— Start Supplied data —

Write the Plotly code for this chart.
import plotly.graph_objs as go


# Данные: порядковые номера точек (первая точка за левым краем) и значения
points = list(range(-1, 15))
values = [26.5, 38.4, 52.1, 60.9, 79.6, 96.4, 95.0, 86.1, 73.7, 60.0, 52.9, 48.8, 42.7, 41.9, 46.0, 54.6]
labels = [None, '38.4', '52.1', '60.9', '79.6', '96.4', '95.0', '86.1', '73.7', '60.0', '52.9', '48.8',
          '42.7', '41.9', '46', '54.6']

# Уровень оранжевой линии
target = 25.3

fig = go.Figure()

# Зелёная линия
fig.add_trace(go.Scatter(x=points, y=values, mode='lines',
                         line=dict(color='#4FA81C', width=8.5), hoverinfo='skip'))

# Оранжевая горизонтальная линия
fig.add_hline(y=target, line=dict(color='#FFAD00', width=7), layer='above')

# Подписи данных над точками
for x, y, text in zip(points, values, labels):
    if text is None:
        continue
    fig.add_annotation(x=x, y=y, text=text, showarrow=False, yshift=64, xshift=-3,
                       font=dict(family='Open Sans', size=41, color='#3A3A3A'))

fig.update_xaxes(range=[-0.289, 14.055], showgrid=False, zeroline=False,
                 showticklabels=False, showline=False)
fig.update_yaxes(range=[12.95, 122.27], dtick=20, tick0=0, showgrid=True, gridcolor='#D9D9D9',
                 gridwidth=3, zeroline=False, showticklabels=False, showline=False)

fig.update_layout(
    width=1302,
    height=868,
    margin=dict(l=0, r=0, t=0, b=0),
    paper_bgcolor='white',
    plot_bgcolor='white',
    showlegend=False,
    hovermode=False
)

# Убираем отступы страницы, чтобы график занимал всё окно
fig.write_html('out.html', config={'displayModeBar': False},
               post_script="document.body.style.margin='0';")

— End Supplied data —

Your objective — All lines from the beginning of the material above through the one with "target = 25.3" need to be returned exactly; please return those and only those.

Exercise response —
Write the Plotly code for this chart.
import plotly.graph_objs as go


# Данные: порядковые номера точек (первая точка за левым краем) и значения
points = list(range(-1, 15))
values = [26.5, 38.4, 52.1, 60.9, 79.6, 96.4, 95.0, 86.1, 73.7, 60.0, 52.9, 48.8, 42.7, 41.9, 46.0, 54.6]
labels = [None, '38.4', '52.1', '60.9', '79.6', '96.4', '95.0', '86.1', '73.7', '60.0', '52.9', '48.8',
          '42.7', '41.9', '46', '54.6']

# Уровень оранжевой линии
target = 25.3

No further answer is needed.